Mais le pain vivant, c’est notre rencontre avec le Christ, lui qui est descendu du ciel. Cette rencontre ne peut donc se faire sur le même mode qu’une rencontre humaine : li faut un acte de foi particulier, avoir une confiance absolue en celui qui se donne absolument… il faut s’abandonner… L’expérience de la manne au désert, ou encore celle du prophète Élie peuvent nous aider : Dieu réalise toujours le projet qu’il a pour chacun… et nous en avons tous un !
Notre foi, malgré ses limites, ne demande qu’à s’approfondir et nous pouvons aussi en être participant.

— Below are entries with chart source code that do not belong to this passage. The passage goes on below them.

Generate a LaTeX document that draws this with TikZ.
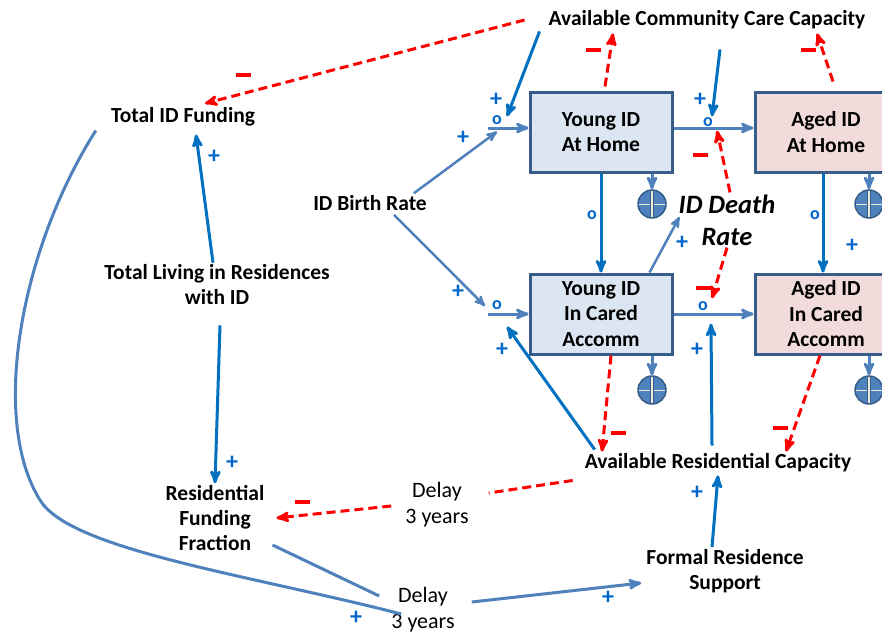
\documentclass[tikz,border=0pt]{standalone}
\usepackage{fontspec}
\setmainfont{Carlito}
\usetikzlibrary{arrows,positioning}

\definecolor{linkblue}{RGB}{0,112,192}
\definecolor{flowblue}{RGB}{79,129,189}
\definecolor{boxedge}{RGB}{56,93,138}
\definecolor{youngfill}{RGB}{220,230,242}
\definecolor{agedfill}{RGB}{242,220,219}
\definecolor{cream}{RGB}{238,234,222}
\definecolor{signblue}{RGB}{0,102,204}

\tikzset{
  var/.style={font=\fontsize{21.5}{25}\selectfont\bfseries, align=center, inner sep=2pt},
  delay/.style={font=\fontsize{22}{26}\selectfont, align=center, inner sep=2pt},
  stock/.style={draw=boxedge, line width=3pt, minimum width=142pt, minimum height=80pt,
    align=center, inner sep=2pt, font=\fontsize{21.5}{25.5}\selectfont\bfseries},
  valve/.style={text=signblue, font=\fontsize{18}{18}\selectfont\bfseries, inner sep=1pt},
  plus/.style={text=signblue, font=\fontsize{24}{24}\selectfont\bfseries, inner sep=0pt},
  minus/.style={fill=red, minimum width=15pt, minimum height=3.5pt, inner sep=0pt},
  sink/.style={circle, draw=boxedge, fill=flowblue, line width=1.5pt, minimum size=28pt,
    inner sep=0pt, path picture={
      \draw[line width=1pt, cream] (path picture bounding box.west) -- (path picture bounding box.east);
      \draw[line width=4pt, boxedge] (path picture bounding box.north) -- (path picture bounding box.south);
      \draw[line width=2pt, cream] (path picture bounding box.north) -- (path picture bounding box.south);}},
  flow/.style={->, flowblue, line width=3pt},
  poslink/.style={->, linkblue, line width=3pt},
  neglink/.style={->, red, line width=3pt, dash pattern=on 9pt off 5pt},
}

\begin{document}
\begin{tikzpicture}[x=1pt, y=-1pt, >=stealth', node distance=80pt]
  \clip (0,0) rectangle (882,634);
  \fill[white] (0,0) rectangle (882,634);

  % stocks
  \node[stock, fill=youngfill] (yh) at (601,132) {Young ID\\At Home};
  \node[stock, fill=agedfill] (ah) [right=of yh] {Aged ID\\At Home};
  \node[stock, fill=youngfill] (yc) at (601,314) {Young ID\\In Cared\\Accomm};
  \node[stock, fill=agedfill] (ac) [right=of yc] {Aged ID\\In Cared\\Accomm};

  % variables
  \node[var] (accc) at (707,20) {Available Community Care Capacity};
  \node[var] (tidf) at (183,117) {Total ID Funding};
  \node[var] (birth) at (370,203) {ID Birth Rate};
  \node[var] (tlr) at (217,285) {Total Living in Residences\\with ID};
  \node[var] (rff) at (215,518) {Residential\\Funding\\Fraction};
  \node[var] (arc) at (718,463) {Available Residential Capacity};
  \node[var] (frs) at (725,571) {Formal Residence\\Support};
  \node[var, font=\fontsize{26.5}{32}\selectfont\bfseries\itshape] (death) at (727,220) {ID Death\\Rate};
  \node[delay] (d1) at (437,505) {Delay\\3 years};
  \node[delay] (d2) at (423,610) {Delay\\3 years};

  % valves
  \node[valve] (v1) at (497,120) {o};
  \node[valve] (v2) at (708,122) {o};
  \node[valve] (v3) at (497,305) {o};
  \node[valve] (v4) at (703,306) {o};
  \node[valve] (v5) at (592,215) {o};
  \node[valve] (v6) at (815,215) {o};

  % sinks
  \node[sink] (s1) at (652,204) {};
  \node[sink] (s2) at (869,204) {};
  \node[sink] (s3) at (652,390) {};
  \node[sink] (s4) at (869,390) {};

  % flows
  \coordinate (yhin) at (488,128);
  \coordinate (ycin) at (488,314);
  \draw[flow] (yhin) -- (yhin -| yh.west);
  \draw[flow] (yh.east |- yhin) -- (ah.west |- yhin);
  \draw[flow] (ycin) -- (yc.west);
  \draw[flow] (yc.east) -- (ac.west);
  \draw[poslink] (yh.south) -- (yc.north);
  \draw[poslink] ([xshift=-3pt]ah.south) -- ([xshift=-3pt]ac.north);
  \draw[flow] (s1.north |- yh.south) -- (s1.north);
  \draw[flow] (s2.north |- ah.south) -- (s2.north);
  \draw[flow] (s3.north |- yc.south) -- (s3.north);
  \draw[flow] (s4.north |- ac.south) -- (s4.north);

  % links
  \draw[neglink] ([xshift=-22pt]accc.west) -- ([xshift=22pt,yshift=2pt]tidf.north);
  \draw[poslink] ([xshift=-7pt]accc.south west) -- ([xshift=4pt,yshift=-2pt]v1.north east);
  \draw[poslink] ([xshift=13pt,yshift=-18pt]accc.south) -- ([xshift=4pt]v2.north);
  \draw[neglink] ([xshift=4pt,yshift=4pt]yh.north) -- ([xshift=-94pt,yshift=-2pt]accc.south);
  \draw[neglink] ([xshift=7pt,yshift=9pt]ah.north) -- ([xshift=110pt,yshift=-2pt]accc.south);
  \draw[neglink] ([xshift=3pt]death.north) -- ([xshift=3pt,yshift=-3pt]v2.south east);
  \draw[neglink] (death.south) -- ([xshift=3pt,yshift=2pt]v4.north east);
  \draw[flow, line width=2.5pt] ([xshift=-24pt]yc.north east) -- ([xshift=3pt,yshift=3pt]death.west);
  \draw[flow, line width=2.5pt] ([xshift=-15pt]birth.north east) -- ([yshift=-6pt]v1.south);
  \draw[flow, line width=2.5pt] ([xshift=-35pt,yshift=-2pt]birth.south east) -- ([xshift=-6pt,yshift=-1pt]v3.west);
  \draw[poslink] ([xshift=-4pt]tlr.north) -- ([xshift=13pt,yshift=-6pt]tidf.south);
  \draw[poslink] ([xshift=3pt,yshift=-18pt]tlr.south) -- (rff.north);
  \draw[poslink] ([xshift=12pt,yshift=2pt]arc.north west) -- ([xshift=10pt,yshift=-16pt]v3.south);
  \draw[neglink] ([xshift=10pt]yc.south) -- ([xshift=-116pt]arc.north);
  \draw[neglink] ([xshift=-6pt]ac.south) -- ([xshift=68pt]arc.north);
  \draw[poslink] ([xshift=-6pt,yshift=6pt]arc.north) -- ([xshift=8pt,yshift=-12pt]v4.south);
  \draw[neglink, -] ([xshift=-10pt,yshift=-6pt]arc.south west) -- ([xshift=18pt,yshift=12pt]d1.east);
  \draw[neglink] ([xshift=-12pt,yshift=-1pt]d1.west) -- ([xshift=10pt,yshift=0pt]rff.east);
  \draw[flow, -] ([xshift=6pt,yshift=-27pt]rff.east) -- ([xshift=-10pt,yshift=14pt]d2.west);
  \draw[flow] ([xshift=15pt,yshift=8pt]d2.east) -- ([xshift=-3pt,yshift=-12pt]frs.west);
  \draw[flow, -] ([xshift=-13pt,yshift=-2pt]tidf.south west)
    .. controls (20,250) and (-10,420) .. (40,500)
    .. controls (70,550) and (250,575) .. ([xshift=12pt,yshift=-4pt]d2.west);
  \draw[poslink] ([xshift=-13pt]frs.north) -- ([yshift=-1pt]arc.south);

  % polarities
  \foreach \p in {(496,100),(700,100),(214,157),(463,138),(458,292),(682,243),(852,246),
                  (232,463),(502,350),(697,350),(697,493),(608,598),(356,618)}
    \node[plus] at \p {+};
  \foreach \p in {(243,75),(593,50),(808,50),(700,155),(703,288),(618,433),(780,428),(302,502)}
    \node[minus] at \p {};
\end{tikzpicture}
\end{document}
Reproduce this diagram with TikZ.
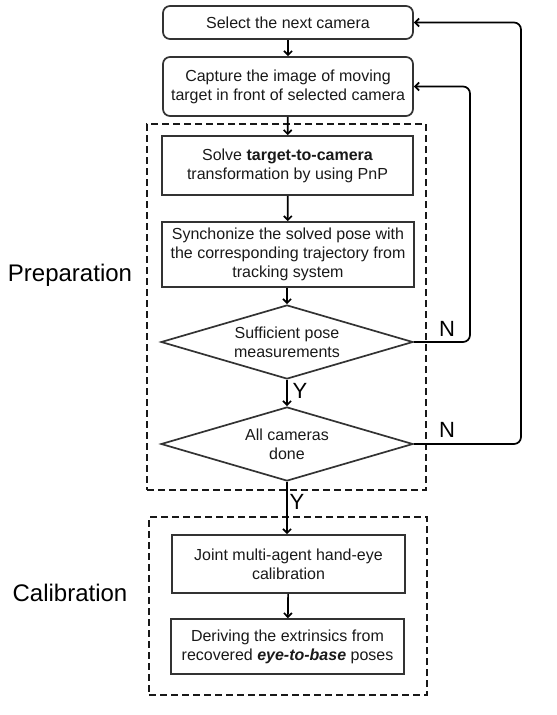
\documentclass[tikz,border=0pt]{standalone}
\usepackage{fontspec}
\setmainfont{Liberation Sans}
\usetikzlibrary{shapes.geometric,arrows.meta}
\begin{document}
\begin{tikzpicture}[x=1pt,y=-1pt,
  txt/.style={font=\fontsize{16}{19}\selectfont, text=black!90},
  box/.style={txt, draw=black!80, line width=1.7pt, inner sep=0pt, align=center},
  rbox/.style={box, rounded corners=7pt},
  dec/.style={box, shape=diamond, aspect=3.4, minimum width=252pt, minimum height=74pt},
  group/.style={draw=black!90, line width=1.7pt, dash pattern=on 7pt off 4pt, inner sep=0pt},
  conn/.style={line width=1.7pt, -{Straight Barb[length=4pt,width=8pt]}},
  loop/.style={conn, rounded corners=7pt},
  yn/.style={font=\fontsize{22}{24}\selectfont, text=black},
  sect/.style={font=\fontsize{24}{27}\selectfont, text=black}
]
\useasboundingbox (0,0) rectangle (557,715);
% group frames
\node[group, minimum width=279pt, minimum height=366pt] (prep) at (286.5,307) {};
\node[group, minimum width=278pt, minimum height=178pt] (cal) at (288,606) {};
% steps
\node[rbox, minimum width=250pt, minimum height=33pt] (b1) at (288,22.5) {Select the next camera};
\node[rbox, minimum width=250pt, minimum height=59pt] (b2) at (288,86.5) {Capture the image of moving\\target in front of selected camera};
\node[box, minimum width=251pt, minimum height=59pt] (b3) at (287.5,165.5) {Solve \textbf{target-to-camera}\\transformation by using PnP};
\node[box, minimum width=252pt, minimum height=65pt] (b4) at (288,254.5) {Synchonize the solved pose with\\the corresponding trajectory from\\tracking system};
\node[dec] (d1) at (287,342) {Sufficient pose\\measurements};
\node[dec] (d2) at (287,444) {All cameras\\done};
\node[box, minimum width=233pt, minimum height=58pt] (b5) at (288.5,564) {Joint multi-agent hand-eye\\calibration};
\node[box, minimum width=233pt, minimum height=55pt] (b6) at (287.5,646.5) {Deriving the extrinsics from\\recovered \textbf{\textit{eye-to-base}} poses};
% section labels
\node[sect] (lp) at (70,275) {Preparation};
\node[sect] (lc) at (70,593) {Calibration};
% connectors
\draw[conn] (b1) -- (b2);
\draw[conn] (b2) -- (b3);
\draw[conn] (b3) -- (b4);
\draw[conn] (b4.south -| d1) -- (d1.north);
\draw[conn] (d1.south) -- (d2.north);
\draw[conn] (d2.south) -- (b5.north -| d2.south);
\draw[conn] (b5) -- (b6);
\coordinate (r1) at (470,0);
\coordinate (r2) at (521,0);
\draw[loop] (d1.east) -- (d1.east -| r1) -- (b2.east -| r1) -- (b2.east);
\draw[loop] (d2.east) -- (d2.east -| r2) -- (b1.east -| r2) -- (b1.east);
% labels
\node[yn] (n1) at (447,329) {N};
\node[yn] (n2) at (447,430) {N};
\node[yn] (y1) at (300,391) {Y};
\node[yn] (y2) at (297,502) {Y};
\end{tikzpicture}
\end{document}
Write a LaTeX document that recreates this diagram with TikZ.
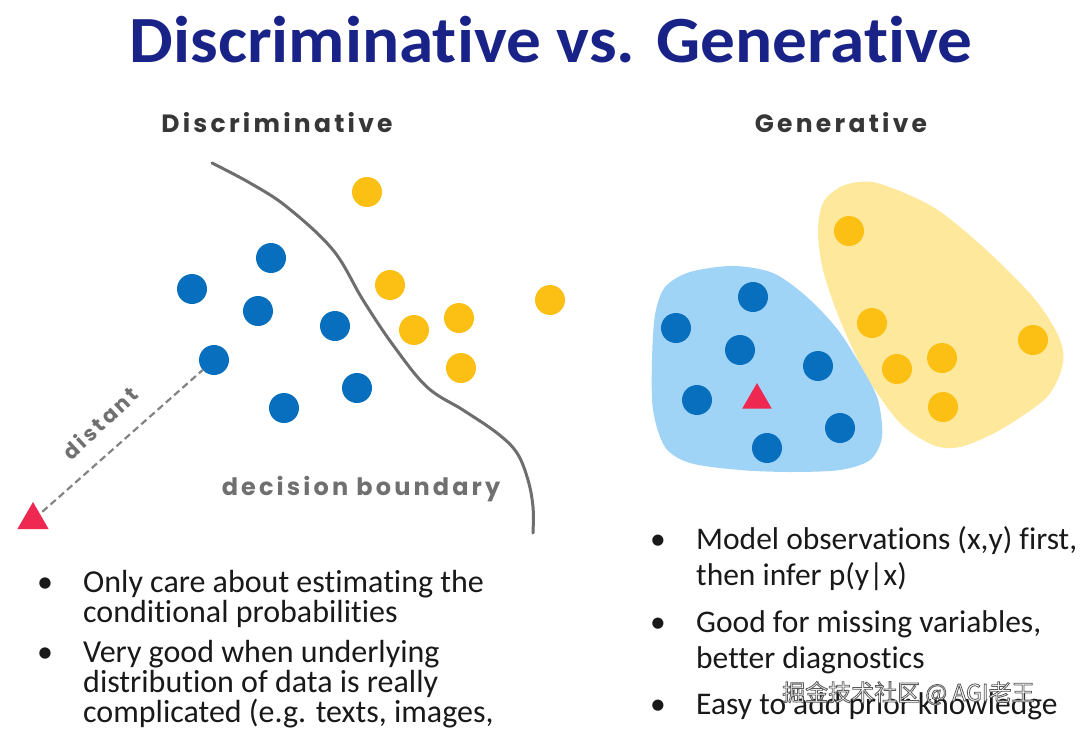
\documentclass[tikz,border=0pt]{standalone}
\usepackage{fontspec}
\setmainfont[Ligatures=NoCommon]{Carlito}
\newfontfamily\geo[LetterSpace=13]{Poppins}
\newfontfamily\cjk{Noto Sans CJK SC}
\definecolor{navy}{RGB}{25,35,135}
\definecolor{dotblue}{RGB}{8,110,190}
\definecolor{dotyel}{RGB}{252,192,20}
\definecolor{blobblue}{RGB}{160,212,247}
\definecolor{blobyel}{RGB}{254,232,155}
\definecolor{tri}{RGB}{238,40,80}
\definecolor{curvegray}{RGB}{110,110,110}
\definecolor{txtgray}{RGB}{112,112,112}
\definecolor{headgray}{RGB}{55,55,55}
\definecolor{bodytxt}{RGB}{25,25,25}
\usetikzlibrary{shapes.geometric}
\tikzset{
  bdot/.style={circle,fill=dotblue,minimum size=30pt,inner sep=0pt},
  ydot/.style={circle,fill=dotyel,minimum size=30pt,inner sep=0pt},
  tripoint/.style={regular polygon,regular polygon sides=3,fill=tri,minimum size=36pt,inner sep=0pt},
  head/.style={font=\geo\bfseries\fontsize{25}{28}\selectfont,text=headgray,anchor=base,inner sep=0pt},
  bullet/.style={font=\fontsize{32}{34}\selectfont,text=bodytxt,anchor=base west,inner sep=0pt},
  rbullet/.style={font=\fontsize{31.5}{34}\selectfont,text=bodytxt,anchor=base west,inner sep=0pt},
}
\begin{document}
\begin{tikzpicture}[x=1pt,y=-1pt]
\useasboundingbox[fill=white] (0,0) rectangle (1080,731);
% title
\node[font=\bfseries\fontsize{66}{70}\selectfont,text=navy,anchor=base,inner sep=0pt,xscale=1.05] (title) at (551,62) {Discriminative vs. Generative};
% headers
\node[head] (hd) at (277,132) {Discriminative};
\node[head] (hg) at (841,132) {Generative};
% decision boundary curve
\draw[curvegray,line width=3pt,line cap=round] plot[smooth,tension=0.6] coordinates {(212,163) (250,183) (287,207) (333,250) (363,300) (393,345) (427,387) (463,410) (497,433) (517,453) (528,480) (533,507) (533,533)};
\node[font=\geo\bfseries\fontsize{24}{26}\selectfont,text=txtgray,anchor=base,inner sep=0pt] (db) at (361,495) {decision boundary};
% left dots
\node[bdot] (b1) at (271,258) {};
\node[bdot] (b2) at (192,289) {};
\node[bdot] (b3) at (258,311) {};
\node[bdot] (b4) at (335,326) {};
\node[bdot] (b5) at (214,360) {};
\node[bdot] (b6) at (357,388) {};
\node[bdot] (b7) at (284,408) {};
\node[ydot] (y1) at (367,192) {};
\node[ydot] (y2) at (390,285) {};
\node[ydot] (y3) at (414,330) {};
\node[ydot] (y4) at (459,318) {};
\node[ydot] (y5) at (461,368) {};
\node[ydot] (y6) at (550,300) {};
\node[tripoint] (t1) at (33,520) {};
\draw[curvegray!85,line width=2.2pt,dash pattern=on 7pt off 4pt,shorten <=3pt] (t1) -- (b5);
\node[font=\geo\bfseries\fontsize{21}{24}\selectfont,text=txtgray,rotate=43,inner sep=0pt] (dist) at (100,423) {distant};
% right blobs
\fill[blobyel] plot[smooth cycle,tension=0.5] coordinates {(818,230) (824,201) (845,185) (877,183) (933,207) (983,247) (1033,297) (1058,335) (1063,363) (1047,397) (1000,430) (960,447) (933,445) (900,423) (867,377) (840,320) (823,270)};
\fill[blobblue] plot[smooth cycle,tension=0.5] coordinates {(652,360) (655,315) (665,287) (690,272) (733,266) (773,273) (807,297) (838,330) (862,368) (878,400) (882,437) (870,460) (840,470) (790,472) (740,470) (690,463) (665,447) (653,410)};
% right dots
\node[bdot] (rb1) at (753,297) {};
\node[bdot] (rb2) at (676,328) {};
\node[bdot] (rb3) at (740,350) {};
\node[bdot] (rb4) at (818,366) {};
\node[bdot] (rb5) at (697,400) {};
\node[bdot] (rb6) at (840,428) {};
\node[bdot] (rb7) at (767,448) {};
\node[ydot] (ry1) at (849,231) {};
\node[ydot] (ry2) at (872,323) {};
\node[ydot] (ry3) at (942,358) {};
\node[ydot] (ry4) at (897,369) {};
\node[ydot] (ry5) at (1033,340) {};
\node[ydot] (ry6) at (943,407) {};
\node[tripoint,minimum size=34pt] (t2) at (757,400) {};
% left bullets
\node[bullet] (lb1) at (37,592) {•};
\node[bullet] (l1) at (83,592) {Only care about estimating the};
\node[bullet] (l2) at (83,622) {conditional probabilities};
\node[bullet] (lb2) at (37,662) {•};
\node[bullet] (l3) at (83,662) {Very good when underlying};
\node[bullet] (l4) at (83,692) {distribution of data is really};
\node[bullet] (l5) at (83,722) {complicated (e.g. texts, images,};
% right bullets
\node[rbullet] (rbl1) at (650,549) {•};
\node[rbullet] (r1) at (696,549) {Model observations (x,y) first,};
\node[rbullet] (r2) at (696,585) {then infer p(y|x)};
\node[rbullet] (rbl2) at (650,632) {•};
\node[rbullet] (r3) at (696,632) {Good for missing variables,};
\node[rbullet] (r4) at (696,668) {better diagnostics};
\node[rbullet] (rbl3) at (650,714) {•};
\node[rbullet] (r5) at (696,714) {Easy to add prior knowledge};
% watermark
\node[font=\cjk\fontsize{23}{25}\selectfont,anchor=base west,inner sep=0pt] (wm) at (782,701) {\color{white}\special{pdf:literal direct 0.35 0.35 0.35 RG 0.8 w 2 Tr}掘金技术社区 @ AGI老王\special{pdf:literal direct 0 Tr}};
\end{tikzpicture}
\end{document}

Dans sa lettre aux Ephésiens, Saint Paul nous exhorte au combat spirituel face à l’esprit du monde : amertume, irritation, colère, éclats de voix ou insultes, tout cela doit être éliminé de notre vie. St Paul donne une clef pour cela : se rappeler que Dieu nous a pardonné en s’offrant en sacrifice. Il s’est livré lui-même pour nous et il est vainqueur des péchés des hommes en les portant lui-même... dans sa chair glorifiée !… C’est ce que nous demandons au début de chaque Eucharistie pour justement nous mettre en présence de Dieu humainement.
A la messe, nous venons avec nos limites face aux combats spirituels du moment. Mais si nous venons à la messe parfois épuisés, découragés ou peinés, nous y venons dans la foi en celui qui va nous nourrir mystérieusement de sa présence divine, par sa Parole et dans son Eucharistie… La nourriture que l’on y reçoit n’est pas une nourriture générique, chacun reçoit sa nourriture personnellement dans un cœur à cœur. Je peux vous livrer le témoignage d’une personne qui après avoir reçu la communion pour la première fois et revenant à sa place n’avait qu’un seul mot à l’esprit, un mot qui revenait spontanément en elle : merci merci merci !
Que cette eucharistie nous donne aussi de continuer notre chemin à la suite du Christ que nous soyons dans un moment de doute ou dans un moment de confiance.
Frères et Sœurs dans le Christ : « Goûtez et voyez comme est bon le Seigneur ! ».